Democratic Fundraiser Pleads Guilty to Investment Fraud Charges
A former fundraiser for the Democratic Party pled guilty to running an investment fraud scheme. Norman Hsu operated a Ponzi scheme in which he used new investor money to make payments to older investors.
Hsu has been charged with falsely representing to investors that their investments were being used to extend short term loans to companies. He operated the fraud between 1997 and 2007, and lured investors to part with at least $60 million in all. He pled guilty to five counts each of mail fraud and wire fraud. In his own words he knew what he was doing “was illegal”.

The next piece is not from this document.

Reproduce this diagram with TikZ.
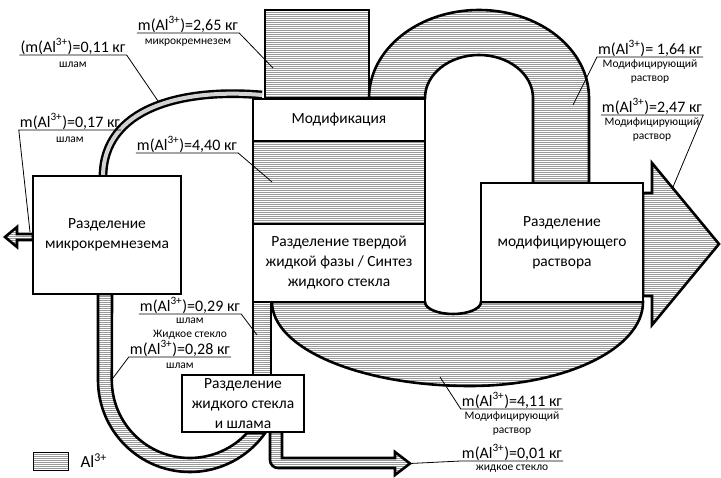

According to authorities, the investment fraud affected investors across the country. Next week, Hsu faces another trial for campaign finance fraud. According to prosecutors, his contributions to politicians allowed him access into influential political circles, and he used these connections to impress potential investors. At least one of his fraud victims is due to testify that Hsu played a voice mail message by a political candidate to impress her into investing with him. Hsu is facing charges that he had “straw donors“ contribute to federal candidates. These donors were then reimbursed.
Straw Donations
Making "straw donations" or fake donations by people who do not exist is a violation of federal law. Hillary Clinton’s run for the White House last year was mired in allegations that the campaign was heavily funded by straw donors, several of who made a living as cooks and dishwashers, but were apparently able to cough up $1,000 donations. The straw donors in that case either had bogus addresses or, considering their profession, were unlikely to have donated those amounts. The campaign finance charges Hsu faces allege that he reimbursed straw donors who contributed $25,000 a year to political campaigns.

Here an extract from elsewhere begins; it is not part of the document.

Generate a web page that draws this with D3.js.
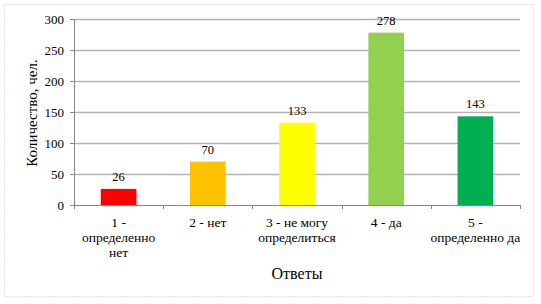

Investment Fraud Prevention
While that trial is yet to begin, it is not surprising that Hsu made use of his political connections to lure investors. Like the Alabama pastor we recently reported on, Stanford COO Jim Davis who founded a church, and Shawn Merriman who was not averse to soliciting investments from members of the Church of Jesus Christ and Latter Day Saints, fraudsters frequently use respectability and religion to bolster investor confidence. That is not to say that you should look at every investment planner who wears a nice suit and goes to church with suspicious eyes, but you must keep these investment fraud prevention tips in mind. Research, monitor, and exercise caution throughout the investment process. Security attorneys will tell you it is highly likely there are many more investment frauds still going on and investors must be vigilant.